Es kann sein, dass es am Alter liegt, dass meiner Frau und mir christliche Worship-Musik nicht so gefällt wie der Jugend. Da wird, wie wir es erlebt haben, zum Singen aufgefordert, man soll die Hände heben, klatschen und „Halleluja” rufen. Das geschieht natürlich, um die Teilnehmer zu emotionalisieren. Der nächste Schritt ist dann nicht mehr weit: Zuckungen, Weinen und das Reden in Zungen. So weit ist es da in der von uns besuchten Veranstaltung nicht gekommen. Es gibt ja auch gemäßigte Formen des Lobpreises.

Was es uns aber schwer macht, bei diesen Worship-Veranstaltungen mitzumachen, sind die Lieder, die dort gesungen werden. Es sind die immer wieder suggestiv wiederholten Refrains, die uns in ihrer Eintönigkeit eher ermüden. Diese einfachen Texte erinnern mich an katholische Litaneien und die monoton wiederkehrenden Formeln christlicher Frömmigkeit. Auch sie sollen eine meditative Stimmung erzeugen. Als ich in meiner Jugend noch katholisch war, machte ich einen großen Bogen um die Maiandachten mit ihren Mariengebeten.

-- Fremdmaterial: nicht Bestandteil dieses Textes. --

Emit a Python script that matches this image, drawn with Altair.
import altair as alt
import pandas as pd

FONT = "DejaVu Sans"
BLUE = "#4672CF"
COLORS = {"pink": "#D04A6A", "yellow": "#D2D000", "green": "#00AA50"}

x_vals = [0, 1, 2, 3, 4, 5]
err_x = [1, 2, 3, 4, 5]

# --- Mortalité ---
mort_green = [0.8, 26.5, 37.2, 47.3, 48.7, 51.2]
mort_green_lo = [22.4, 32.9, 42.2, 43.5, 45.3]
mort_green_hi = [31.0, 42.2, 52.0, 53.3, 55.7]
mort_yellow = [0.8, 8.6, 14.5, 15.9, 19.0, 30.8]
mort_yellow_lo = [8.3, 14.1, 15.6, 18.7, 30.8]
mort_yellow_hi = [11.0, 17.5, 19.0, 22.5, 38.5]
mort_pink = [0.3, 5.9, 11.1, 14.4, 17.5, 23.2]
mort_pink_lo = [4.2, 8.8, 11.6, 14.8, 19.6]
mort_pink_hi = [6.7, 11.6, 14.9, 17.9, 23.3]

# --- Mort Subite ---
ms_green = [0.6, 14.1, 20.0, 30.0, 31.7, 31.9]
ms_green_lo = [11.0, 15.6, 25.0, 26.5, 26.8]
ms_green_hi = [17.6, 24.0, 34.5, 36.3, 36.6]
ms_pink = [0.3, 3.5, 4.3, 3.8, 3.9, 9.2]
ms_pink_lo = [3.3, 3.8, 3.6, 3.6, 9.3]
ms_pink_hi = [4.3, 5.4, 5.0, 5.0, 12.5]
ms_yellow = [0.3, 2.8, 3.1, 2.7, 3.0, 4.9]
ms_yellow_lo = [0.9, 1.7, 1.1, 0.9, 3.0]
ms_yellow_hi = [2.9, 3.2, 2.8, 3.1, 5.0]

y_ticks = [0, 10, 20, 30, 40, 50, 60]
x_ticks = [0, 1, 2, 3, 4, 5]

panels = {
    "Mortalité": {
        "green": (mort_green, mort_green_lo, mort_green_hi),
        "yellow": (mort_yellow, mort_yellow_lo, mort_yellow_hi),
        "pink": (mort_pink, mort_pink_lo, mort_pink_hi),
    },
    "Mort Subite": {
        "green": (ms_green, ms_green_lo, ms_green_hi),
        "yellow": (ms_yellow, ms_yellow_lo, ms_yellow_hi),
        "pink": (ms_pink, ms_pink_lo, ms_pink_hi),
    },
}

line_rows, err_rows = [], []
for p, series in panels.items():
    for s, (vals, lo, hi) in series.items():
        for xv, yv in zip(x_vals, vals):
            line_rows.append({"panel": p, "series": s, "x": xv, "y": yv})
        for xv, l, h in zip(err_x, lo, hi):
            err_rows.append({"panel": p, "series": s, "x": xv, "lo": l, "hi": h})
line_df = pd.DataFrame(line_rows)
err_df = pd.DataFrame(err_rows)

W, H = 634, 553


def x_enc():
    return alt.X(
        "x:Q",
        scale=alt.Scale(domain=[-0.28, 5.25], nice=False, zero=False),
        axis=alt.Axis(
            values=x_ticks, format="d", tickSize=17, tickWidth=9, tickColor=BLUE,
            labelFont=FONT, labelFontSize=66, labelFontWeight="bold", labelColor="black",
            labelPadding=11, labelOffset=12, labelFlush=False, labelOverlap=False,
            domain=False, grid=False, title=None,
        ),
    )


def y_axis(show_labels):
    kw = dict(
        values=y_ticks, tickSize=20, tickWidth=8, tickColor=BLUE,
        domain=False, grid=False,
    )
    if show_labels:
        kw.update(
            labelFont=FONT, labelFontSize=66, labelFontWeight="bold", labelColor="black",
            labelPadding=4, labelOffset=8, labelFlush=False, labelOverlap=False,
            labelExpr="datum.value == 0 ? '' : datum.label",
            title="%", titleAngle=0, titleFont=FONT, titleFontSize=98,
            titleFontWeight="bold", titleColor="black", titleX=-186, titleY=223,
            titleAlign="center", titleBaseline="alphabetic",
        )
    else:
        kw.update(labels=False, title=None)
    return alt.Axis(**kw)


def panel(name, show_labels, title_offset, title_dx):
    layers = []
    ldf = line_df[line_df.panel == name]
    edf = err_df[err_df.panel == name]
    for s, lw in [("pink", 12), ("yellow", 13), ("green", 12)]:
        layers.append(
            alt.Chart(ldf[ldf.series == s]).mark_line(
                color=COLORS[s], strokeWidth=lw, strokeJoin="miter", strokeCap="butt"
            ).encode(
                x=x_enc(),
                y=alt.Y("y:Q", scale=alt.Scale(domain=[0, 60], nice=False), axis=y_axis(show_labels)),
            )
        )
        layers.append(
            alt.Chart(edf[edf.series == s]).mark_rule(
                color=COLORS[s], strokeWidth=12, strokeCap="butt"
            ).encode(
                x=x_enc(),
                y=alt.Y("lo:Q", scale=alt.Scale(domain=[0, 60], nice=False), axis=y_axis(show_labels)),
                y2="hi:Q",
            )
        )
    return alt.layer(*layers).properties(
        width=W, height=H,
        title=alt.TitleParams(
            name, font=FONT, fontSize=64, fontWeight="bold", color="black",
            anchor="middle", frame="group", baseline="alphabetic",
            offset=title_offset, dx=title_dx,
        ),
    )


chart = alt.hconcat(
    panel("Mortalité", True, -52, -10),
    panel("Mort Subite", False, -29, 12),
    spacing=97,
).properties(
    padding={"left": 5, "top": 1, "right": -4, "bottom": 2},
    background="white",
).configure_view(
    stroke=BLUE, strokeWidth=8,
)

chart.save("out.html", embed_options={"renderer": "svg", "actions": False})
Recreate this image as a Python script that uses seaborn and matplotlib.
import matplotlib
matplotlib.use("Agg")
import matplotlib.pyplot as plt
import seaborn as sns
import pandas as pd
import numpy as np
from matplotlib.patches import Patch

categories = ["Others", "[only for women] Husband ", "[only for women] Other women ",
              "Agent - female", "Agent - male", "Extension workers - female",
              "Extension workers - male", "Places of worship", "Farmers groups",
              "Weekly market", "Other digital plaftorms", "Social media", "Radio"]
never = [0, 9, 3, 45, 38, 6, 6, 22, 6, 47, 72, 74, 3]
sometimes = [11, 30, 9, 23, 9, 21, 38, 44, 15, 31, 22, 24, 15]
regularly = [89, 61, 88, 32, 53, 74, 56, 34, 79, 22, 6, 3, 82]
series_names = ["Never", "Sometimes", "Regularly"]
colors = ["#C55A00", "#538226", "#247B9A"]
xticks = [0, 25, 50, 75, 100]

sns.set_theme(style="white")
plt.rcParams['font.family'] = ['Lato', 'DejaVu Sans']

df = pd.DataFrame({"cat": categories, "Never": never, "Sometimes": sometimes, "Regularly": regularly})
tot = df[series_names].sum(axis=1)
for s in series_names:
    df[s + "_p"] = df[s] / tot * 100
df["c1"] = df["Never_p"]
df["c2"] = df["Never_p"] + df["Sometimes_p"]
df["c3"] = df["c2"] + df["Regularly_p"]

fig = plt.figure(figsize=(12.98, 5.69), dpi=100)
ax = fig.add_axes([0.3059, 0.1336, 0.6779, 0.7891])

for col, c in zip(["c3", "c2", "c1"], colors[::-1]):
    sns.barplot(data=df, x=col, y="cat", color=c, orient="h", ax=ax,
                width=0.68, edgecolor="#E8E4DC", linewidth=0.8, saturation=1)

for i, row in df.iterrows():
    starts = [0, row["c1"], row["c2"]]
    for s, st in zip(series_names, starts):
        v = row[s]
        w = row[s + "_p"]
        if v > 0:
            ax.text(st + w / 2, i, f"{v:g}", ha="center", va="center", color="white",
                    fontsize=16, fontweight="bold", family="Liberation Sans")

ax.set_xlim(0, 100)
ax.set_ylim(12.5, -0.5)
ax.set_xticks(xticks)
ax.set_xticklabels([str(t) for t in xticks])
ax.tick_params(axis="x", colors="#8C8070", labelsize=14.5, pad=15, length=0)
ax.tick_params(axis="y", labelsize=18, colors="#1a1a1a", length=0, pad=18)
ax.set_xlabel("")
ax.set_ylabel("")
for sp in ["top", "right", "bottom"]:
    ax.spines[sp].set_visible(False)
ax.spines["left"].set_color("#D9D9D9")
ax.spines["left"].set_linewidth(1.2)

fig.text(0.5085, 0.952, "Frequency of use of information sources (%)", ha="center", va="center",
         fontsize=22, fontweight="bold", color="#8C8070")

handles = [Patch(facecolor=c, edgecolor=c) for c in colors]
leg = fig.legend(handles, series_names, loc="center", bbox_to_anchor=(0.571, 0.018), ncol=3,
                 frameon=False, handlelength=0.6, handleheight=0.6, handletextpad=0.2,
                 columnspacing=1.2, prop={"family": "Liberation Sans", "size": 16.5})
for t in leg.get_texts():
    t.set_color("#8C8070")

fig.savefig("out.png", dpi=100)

Betrachten wir den Lobpreis in unserem Text, so hat dieser einen konkreten Anlass: das Erscheinen von Jesus. Er bezieht sich auf die Wunder, die seine Jünger selbst erlebt haben. Und in diesem Lobpreis machen die Jünger deutlich, dass ER der wahre Herr ist und nicht die römische Herrschaft, was die Pharisäer gleich darauf in Angst und Schrecken versetzte. Nehmen wir uns ein Beispiel an diesem Lobpreis. Er soll nicht gedankenlos und allgemein sein, sondern das, was Gott konkret in unserem Leben bewirkt hat, zum Ausdruck bringen. Lobpreis und Anbetung sind keinesfalls allein mit Musik ausdrückbar. Wir tun ihn kund mit jedem einfachen Wort und mit jeder Tat, mit denen wir Gott loben.

Auf der Suche nach Gelassenheit

Doch wir, die wir ihm vertrauen, werden zu der Ruhe gelangen, die Gott versprochen hat.
Hebräer 4,3

„Doomscrolling“ bezeichnet das ständige Scrollen durch Nachrichten mit negativem Inhalt. Schreckensmeldungen in den Medien gibt es derzeit wieder in Hülle und Fülle, man wird immer fündig. Das kann zur Sucht werden und zu Stress, Angst und Depressionen führen. Eine Möglichkeit, dem entgegenzuwirken, ist Selbstbeschränkung. Man muss nicht jeden Morgen mit der Suche nach Negativem beginnen. Besser ist es, die Bibel zur Hand zu nehmen, das führt zur Gelassenheit.

Ich möchte auch das Gelassenheitsgebet vorstellen (viele kennen es wahrscheinlich schon), in dem Gott um Gelassenheit und Weisheit gebeten wird. Es wird dem amerikanischen Theologen Reinhold Niebuhr zugeschrieben. Ich gebe hier eine erweiterte Fassung wieder, bei der auf Jesus verwiesen wird.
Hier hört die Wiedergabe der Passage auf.